I, for one, do not welcome our new llncs.sty overlords
(29 Mar 2005 at 14:22)
Oh man, when I redesign academia some day I am going to definitely lay waste to this "page limit" business. I've spent the last week turning a 25 page paper into a 16 page one, and the process has been painful, damaging to the paper's contents, and wholly unscientific. Instead, why don't we let a paper's length simply be evaluated as part of the peer review process? So many smart people would spend so much less time fooling around with LaTeX, and we could get a whole lot more interesting things done instead.
It's Puzzlestorm 2005! Despite having only 10 hours of notice (they just told us last night at midnight that it was going to be today), we've arranged a great team, called Now Picnic, which will win puzzlestorm once and for all!
Back in 1999, when I was an undergraduate, my math friend Dan Bruner and I decided that an appropriate Pi Day celebration would be to write as many digits of pi as we could on the sidewalk for everyone to see. We used really big digits and didn't have very much chalk, but we wrote about 888 (going from Wean Hall to the University Center) starting at 1:59AM, with our fingers freezing and our lungs wheezing at the end. In the following years we did the same, with more and more volunteers (once, our work was snowed on before daybreak!), each year doubling the amount of digits that we wrote, and also starting a bit earlier in the night and writing smaller. (Dan eventually graduated but I'm still here as a PhD student.) In 2003 we got 8192 digits with the help of about 20 people, which I thought of as the pinnacle of pi writing. When CMU moved its spring break to overlap Pi Day in 2004, and with most of my undergraduate friends graduated and most of my graduate friends working on their theses, I thought that would be the end of our chalking exploits.
Paragraph break for emphasis. I was wrong. Today I walked into campus to find that a group of CMU Pi Ninjas had picked up the disused torch, dusted it off, and carried on the tradition with aplomb; they had doubled our previous total to 16,384 digits!! I walked the entire route grinning. Fucking great job, guys. I am impressed, honored, and absolutely ready to have pi day chalking be an autonomous CMU tradition. Pi lives!!
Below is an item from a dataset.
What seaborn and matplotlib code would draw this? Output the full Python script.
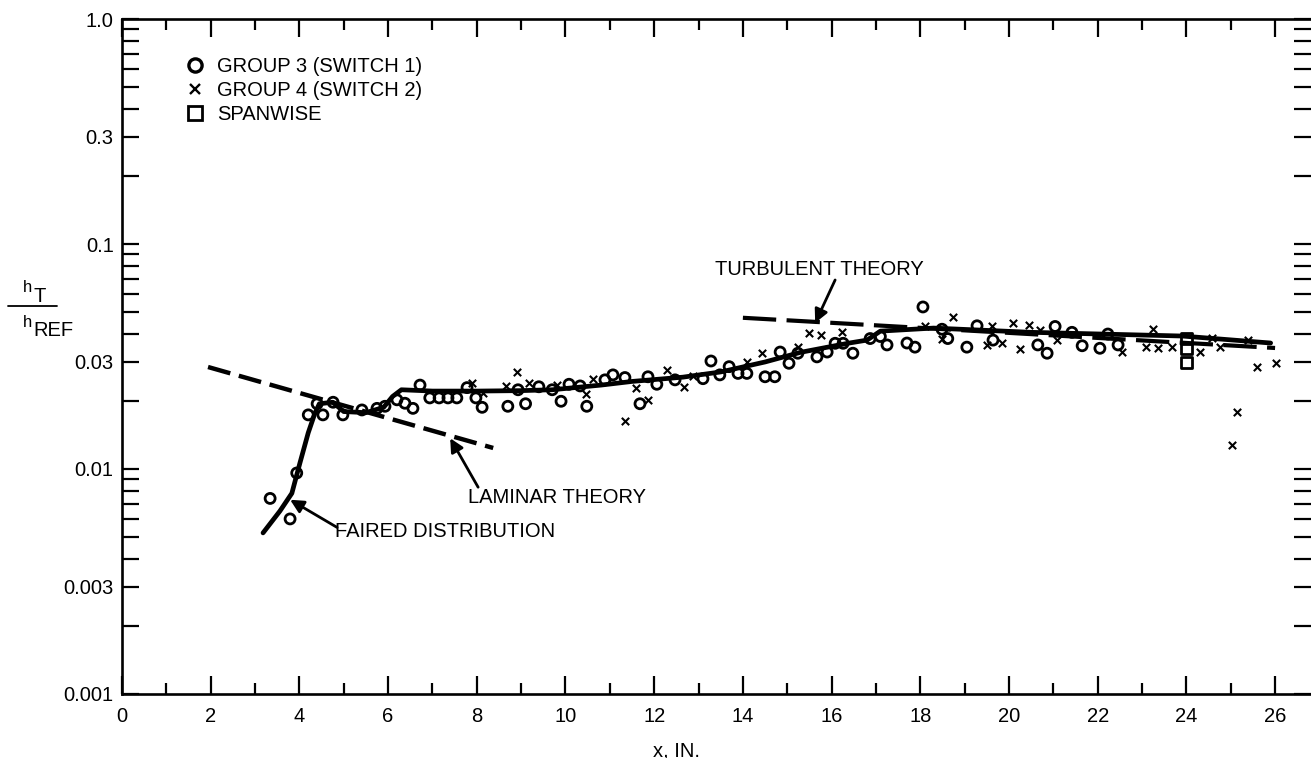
import matplotlib
matplotlib.use("Agg")
import matplotlib.pyplot as plt
from matplotlib.lines import Line2D
from matplotlib.ticker import FixedLocator, FixedFormatter, NullFormatter
import seaborn as sns

# group 3 (switch 1) - open circles
g3_x = [3.34, 3.79, 3.94, 4.2, 4.4, 4.53, 4.76, 4.98, 5.41, 5.75, 5.93, 6.2,
        6.38, 6.56, 6.72, 6.94, 7.15, 7.35, 7.55, 7.78, 7.98, 8.12, 8.7, 8.93,
        9.1, 9.4, 9.7, 9.9, 10.08, 10.33, 10.48, 10.89, 11.07, 11.34, 11.68,
        11.86, 12.06, 12.47, 13.1, 13.28, 13.48, 13.69, 13.89, 14.09, 14.5,
        14.72, 14.84, 15.04, 15.24, 15.67, 15.9, 16.08, 16.26, 16.48, 16.87,
        17.1, 17.25, 17.7, 17.88, 18.06, 18.49, 18.62, 19.05, 19.28, 19.64,
        20.65, 20.86, 21.04, 21.42, 21.65, 22.05, 22.23, 22.46]
g3_y = [0.0074, 0.006, 0.0096, 0.0174, 0.0195, 0.0174, 0.0198, 0.0174, 0.0183,
        0.0186, 0.019, 0.0203, 0.0196, 0.0186, 0.0236, 0.0207, 0.0207, 0.0207,
        0.0207, 0.023, 0.0207, 0.0188, 0.019, 0.0225, 0.0195, 0.0232, 0.0225,
        0.02, 0.0238, 0.0234, 0.019, 0.0249, 0.0262, 0.0255, 0.0195, 0.0257,
        0.0238, 0.0249, 0.0252, 0.0302, 0.0262, 0.0285, 0.0266, 0.0266, 0.0257,
        0.0257, 0.0331, 0.0295, 0.0327, 0.0315, 0.0331, 0.0362, 0.0362, 0.0327,
        0.038, 0.0388, 0.0356, 0.0363, 0.0348, 0.0525, 0.0418, 0.038, 0.0348,
        0.0433, 0.0374, 0.0356, 0.0327, 0.043, 0.0405, 0.0353, 0.0344, 0.0398,
        0.0356]

# group 4 (switch 2) - crosses
g4_x = [7.89, 8.14, 8.66, 8.9, 9.18, 9.81, 10.46, 10.62, 11.34, 11.6, 11.86,
        12.29, 12.67, 12.88, 14.09, 14.43, 15.24, 15.49, 15.76, 16.23, 18.1,
        18.49, 18.74, 19.5, 19.62, 19.84, 20.09, 20.25, 20.45, 20.7, 21.08,
        22.55, 23.1, 23.25, 23.36, 23.68, 24.31, 24.58, 24.76, 25.03, 25.14,
        25.39, 25.59, 26.02]
g4_y = [0.0241, 0.0218, 0.0234, 0.027, 0.0241, 0.0236, 0.0215, 0.0252, 0.0164,
        0.023, 0.0203, 0.0275, 0.0232, 0.026, 0.03, 0.0327, 0.0349, 0.0401,
        0.0394, 0.0405, 0.043, 0.0377, 0.0474, 0.0356, 0.0433, 0.0362, 0.0444,
        0.0341, 0.0436, 0.0415, 0.0374, 0.033, 0.0348, 0.0418, 0.0344, 0.0348,
        0.033, 0.0381, 0.0348, 0.0128, 0.0179, 0.0374, 0.0283, 0.0295]

# spanwise - squares
span_x = [24.0, 24.0, 24.0]
span_y = [0.038, 0.0344, 0.0297]

# faired distribution
fair_x = [3.18, 3.56, 3.83, 4.01, 4.2, 4.35, 4.45, 4.75, 5.0, 5.5, 5.9, 6.1,
          6.3, 7.0, 8.0, 9.0, 9.7, 10.8, 11.5, 12.65, 13.5, 14.5, 15.3, 16.4,
          16.8, 17.1, 18.3, 20.5, 23.9, 25.9]
fair_y = [0.0052, 0.0065, 0.0078, 0.0106, 0.0145, 0.0177, 0.0195, 0.0198,
          0.018, 0.0178, 0.0188, 0.021, 0.0225, 0.0222, 0.0222, 0.0223, 0.0225,
          0.0236, 0.0245, 0.0256, 0.027, 0.0299, 0.033, 0.0363, 0.0374, 0.041,
          0.0423, 0.0405, 0.039, 0.0363]

# theories
lam_x = [1.94, 8.37]
lam_y = [0.0284, 0.0124]
turb_x = [14.0, 26.0]
turb_y = [0.047, 0.0345]

legend_labels = ["GROUP 3 (SWITCH 1)", "GROUP 4 (SWITCH 2)", "SPANWISE"]
y_ticks = [0.001, 0.003, 0.01, 0.03, 0.1, 0.3, 1.0]
y_ticklabels = ["0.001", "0.003", "0.01", "0.03", "0.1", "0.3", "1.0"]

sns.set_theme(style="ticks")
plt.rcParams["font.family"] = ["Liberation Sans", "DejaVu Sans"]
for key in ("text.color", "axes.labelcolor", "xtick.color", "ytick.color",
            "xtick.labelcolor", "ytick.labelcolor"):
    plt.rcParams[key] = "black"
FS = 14.5

W, H = 1311, 758
fig = plt.figure(figsize=(W / 100, H / 100), dpi=100)
fig.patch.set_facecolor("w")
ax = fig.add_axes([122 / W, 64 / H, 1189 / W, 675 / H])

sns.lineplot(x=lam_x, y=lam_y, ax=ax, color="black", lw=3.2,
             linestyle=(0, (5.2, 2.0)))
sns.lineplot(x=turb_x, y=turb_y, ax=ax, color="black", lw=3.0,
             linestyle=(0, (8, 2.5)))
sns.lineplot(x=fair_x, y=fair_y, ax=ax, color="black", lw=3.4)

sns.scatterplot(x=g3_x, y=g3_y, ax=ax, marker="o", s=52, facecolor="none",
                edgecolor="black", linewidth=2.0, zorder=3)
sns.scatterplot(x=g4_x, y=g4_y, ax=ax, marker="x", s=28, color="black",
                linewidth=1.5, zorder=3)
sns.scatterplot(x=span_x, y=span_y, ax=ax, marker="s", s=60, facecolor="none",
                edgecolor="black", linewidth=2.0, zorder=3)

ax.set_yscale("log")
ax.set_xlim(0, 26.81)
ax.set_ylim(0.001, 1.0)

ax.xaxis.set_major_locator(FixedLocator(list(range(0, 27, 2))))
ax.xaxis.set_minor_locator(FixedLocator(list(range(1, 27, 2))))
ax.yaxis.set_major_locator(FixedLocator(y_ticks))
ax.yaxis.set_major_formatter(FixedFormatter(y_ticklabels))
minor_y = [m * 10.0 ** k for k in (-3, -2, -1) for m in (2, 4, 5, 6, 7, 8, 9)]
ax.yaxis.set_minor_locator(FixedLocator(minor_y))
ax.yaxis.set_minor_formatter(NullFormatter())

ax.tick_params(axis="x", which="major", direction="in", length=13, width=1.6,
               top=True, bottom=True, pad=9, labelsize=FS)
ax.tick_params(axis="x", which="minor", direction="in", length=8, width=1.6,
               top=True, bottom=True)
ax.tick_params(axis="y", which="both", direction="in", length=12, width=1.6,
               left=True, right=True, pad=6, labelsize=FS)

for sp in ("left", "bottom", "top"):
    ax.spines[sp].set_linewidth(1.9)
    ax.spines[sp].set_color("black")
ax.spines["right"].set_visible(False)

ax.set_xlabel("x, IN.", fontsize=FS)
ax.xaxis.set_label_coords(0.466, -0.07)
ax.set_ylabel("")

# y label as a stacked fraction
fig.text(23 / W, 1 - 292 / H, "h", fontsize=12, ha="left", va="baseline")
fig.text(33 / W, 1 - 302 / H, "T", fontsize=FS, ha="left", va="baseline")
fig.add_artist(Line2D([8 / W, 57 / W], [1 - 306 / H, 1 - 306 / H],
                      color="black", lw=1.3))
fig.text(23 / W, 1 - 327 / H, "h", fontsize=12, ha="left", va="baseline")
fig.text(33 / W, 1 - 336 / H, "REF", fontsize=FS, ha="left", va="baseline")

handles = [
    Line2D([], [], ls="none", marker="o", ms=9.5, mfc="none", mec="black", mew=2.4),
    Line2D([], [], ls="none", marker="x", ms=7, mec="black", mew=1.7),
    Line2D([], [], ls="none", marker="s", ms=10.5, mfc="none", mec="black", mew=2.0),
]
ax.legend(handles, legend_labels, loc="upper left",
          bbox_to_anchor=(0.053, 0.944), frameon=False, fontsize=FS,
          handlelength=1.0, handletextpad=0.6, labelspacing=0.25,
          borderpad=0, borderaxespad=0)

arrow = dict(arrowstyle="-|>", color="black", lw=2.0, mutation_scale=20,
             shrinkA=0, shrinkB=0)
ax.annotate("TURBULENT THEORY", xy=(15.63, 0.0446), xytext=(13.37, 0.0774),
            fontsize=FS, ha="left", va="center")
ax.annotate("", xy=(15.63, 0.0446), xytext=(16.08, 0.0692), arrowprops=arrow)
ax.annotate("LAMINAR THEORY", xy=(7.4, 0.0137), xytext=(7.8, 0.0075),
            fontsize=FS, ha="left", va="center")
ax.annotate("", xy=(7.4, 0.0137), xytext=(8.03, 0.0083), arrowprops=arrow)
ax.annotate("FAIRED DISTRIBUTION", xy=(3.79, 0.0073), xytext=(4.8, 0.00525),
            fontsize=FS, ha="left", va="center")
ax.annotate("", xy=(3.79, 0.0073), xytext=(4.85, 0.0055), arrowprops=arrow)

fig.savefig("out.png", dpi=100)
UPD: Welcome to the Machine
(11 Mar 2005 at 18:09)
I released a new version of Escape, which features three kinds of robots. Robots are like other (cybernetic) players that can help or hurt you as you try to solve the levels. Loads of clever possibilities are open to level composers now, so try it out!
Based on this image, I decided not to go to hockey tonight, even though it not raining right this instant. This storm has been encircling us ominously all day, and the hockey instructors have a bad habit of cancelling only after we've taken the trouble to actually drive out there. Let's hope I'm right!
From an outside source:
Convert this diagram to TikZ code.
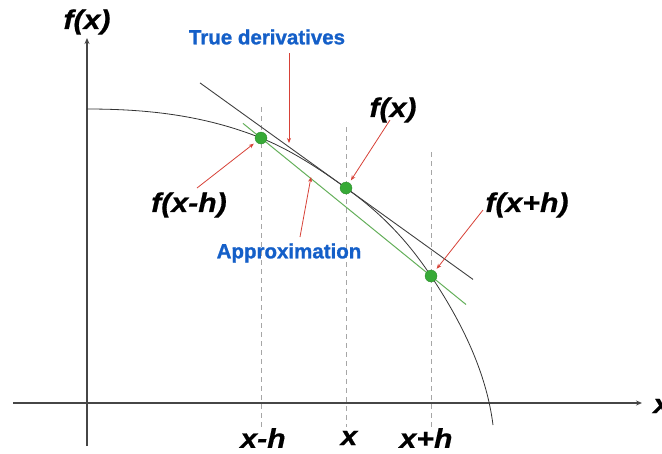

After a small type-theoretic victory last week, I'm back to proving theorems in Twelf. This should be easier now that my "theorems" are not known to be false. I still want to be writing a proposal by the end of the semester, since everyone around me seems to be doing that, or at least graduating.
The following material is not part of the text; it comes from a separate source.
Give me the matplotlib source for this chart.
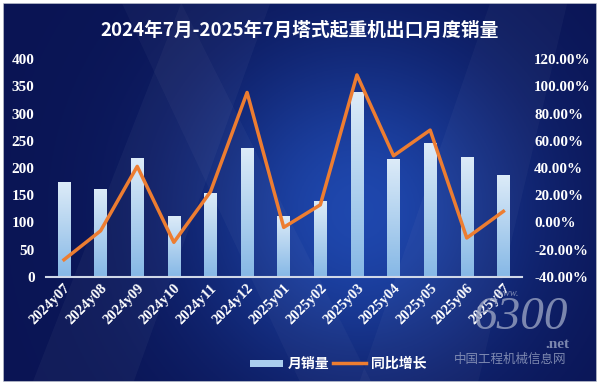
import numpy as np
import matplotlib
matplotlib.use("Agg")
import matplotlib.pyplot as plt
from matplotlib.patches import Rectangle, Polygon
from matplotlib.lines import Line2D
from matplotlib.legend_handler import HandlerBase

plt.rcParams['font.family'] = ['Liberation Serif', 'Noto Sans CJK SC', 'DejaVu Sans']

# data
months = ['2024y07', '2024y08', '2024y09', '2024y10', '2024y11', '2024y12',
          '2025y01', '2025y02', '2025y03', '2025y04', '2025y05', '2025y06', '2025y07']
sales = [174, 161, 218, 112, 154, 236, 112, 139, 340, 216, 246, 220, 187]
yoy = [-27.5, -6.2, 41.2, -14.7, 22.5, 95.6, -3.7, 12.9, 108.5, 49.0, 67.9, -11.5, 8.1]

title = '2024年7月-2025年7月塔式起重机出口月度销量'

fig = plt.figure(figsize=(6, 3.89), dpi=100)
fig.patch.set_facecolor('white')

# background panel with a soft blue gradient
bg = fig.add_axes([3/600, 7/389, 594/600, 379/389])
bg.set_axis_off()
gx, gy = np.meshgrid(np.linspace(0, 1, 300), np.linspace(0, 1, 200))
glow = np.exp(-((gx - 0.6)**2 / 0.08 + (gy - 0.45)**2 / 0.2))
dark = np.array([0.04, 0.08, 0.33])
light = np.array([0.12, 0.28, 0.68])
img = dark + glow[..., None] * (light - dark)
bg.imshow(img, extent=[0, 1, 0, 1], aspect='auto', origin='lower')
# faint diagonal streaks
for pts, a in [([(0.05, 0), (0.22, 0), (0.45, 1), (0.3, 1)], 0.035),
               ([(0.5, 0), (0.62, 0), (0.3, 1), (0.2, 1)], 0.03),
               ([(0.6, 0), (0.8, 0), (0.95, 1), (0.82, 1)], 0.03)]:
    bg.add_patch(Polygon(pts, closed=True, color='white', alpha=a, lw=0))
bg.add_patch(Rectangle((0, 0), 1, 1, fill=False, ec='#c8ccd6', lw=1.2))
bg.set_xlim(0, 1)
bg.set_ylim(0, 1)

ax = fig.add_axes([45.7/600, 1 - 276.7/389, 476/600, 217.4/389])
ax.patch.set_alpha(0)
x = np.arange(len(months))
bw = 0.34
bars = ax.bar(x, sales, width=bw, color='none', zorder=2)

# gradient fill for each bar
grad = np.linspace(0, 1, 100)[:, None]
cmap = matplotlib.colors.LinearSegmentedColormap.from_list('b', ['#86b8e6', '#dcebf8'])
for b in bars:
    im = ax.imshow(grad, extent=[b.get_x(), b.get_x() + b.get_width(), 0, b.get_height()],
                   origin='lower', aspect='auto', cmap=cmap, zorder=2)
    im.set_clip_path(b)

ax.set_xlim(-0.5, len(months) - 0.5)
ax.set_ylim(0, 400)
ax.set_yticks(range(0, 401, 50))
for s in ['top', 'right', 'left']:
    ax.spines[s].set_visible(False)
ax.spines['bottom'].set_color('#d0d8e8')
ax.spines['bottom'].set_linewidth(1.5)
ax.tick_params(length=0, colors='white', labelsize=11)
ax.tick_params(axis='y', pad=8)
ax.set_xticks(x)
ax.set_xticklabels(months, rotation=45, ha='right', va='top', rotation_mode='anchor',
                   fontsize=10.5, fontweight='bold', color='white')
for t in ax.get_yticklabels():
    t.set_fontweight('bold')

ax2 = ax.twinx()
ax2.set_ylim(-40, 120)
ax2.set_yticks(range(-40, 121, 20))
ax2.set_yticklabels(['%.2f%%' % v for v in range(-40, 121, 20)])
for s in ax2.spines.values():
    s.set_visible(False)
ax2.tick_params(length=0, colors='white', labelsize=10.8, pad=9)
for t in ax2.get_yticklabels():
    t.set_fontweight('bold')
ax2.plot(x, yoy, color='#ed7d31', lw=2.5, zorder=3)

fig.text(0.5, 1 - 30/389, title, ha='center', va='center', color='white',
         fontsize=13.5, fontweight='bold', family=['Noto Sans CJK SC'])

# watermark
fig.text(520/600, 1 - 318/389, '6300', ha='center', va='center', color='#98a2c2',
         fontsize=34, style='italic', alpha=0.8)
fig.text(508/600, 1 - 294/389, 'www.', ha='center', va='center', color='#98a2c2',
         fontsize=7.5, style='italic', alpha=0.8)
fig.text(570/600, 1 - 345/389, '.net', ha='right', va='center', color='#98a2c2',
         fontsize=11, fontweight='bold', alpha=0.8)
fig.text(510/600, 1 - 359/389, '中国工程机械信息网', ha='center', va='center',
         color='#98a2c2', fontsize=9, alpha=0.8, family=['Noto Sans CJK SC'])


class GradHandler(HandlerBase):
    def create_artists(self, legend, orig, xd, yd, w, h, fs, trans):
        r = Rectangle((xd, yd + h * 0.15), w, h * 0.7, fc='#a9cdee', ec='none', transform=trans)
        return [r]


h1 = Rectangle((0, 0), 1, 1, fc='#a9cdee')
h2 = Line2D([], [], color='#ed7d31', lw=2.5)
leg = fig.legend([h1, h2], ['月销量', '同比增长'], loc='center', ncol=2,
                 bbox_to_anchor=(338/600, 1 - 364/389), frameon=False,
                 handler_map={Rectangle: GradHandler()}, handlelength=2.4,
                 columnspacing=0.3, handletextpad=0.3,
                 prop={'family': ['Noto Sans CJK SC'], 'weight': 'bold', 'size': 10})
for t in leg.get_texts():
    t.set_color('white')

fig.savefig('out.png', dpi=100, facecolor='white')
I am still addicted to hacking on escape. Rather than fixing certain obvious deficiencies (sound, solution sharing, editor cut-and-paste), I have been making large changes to the gameplay by adding in robots of various sorts. I think robots will compound the fun factor polynomially, he said, which, to his delignt, causes cringes in those who hate idea that mathematics and fun could possibly be associated, deliberate and delightful in the same way as doing type theory in a bar.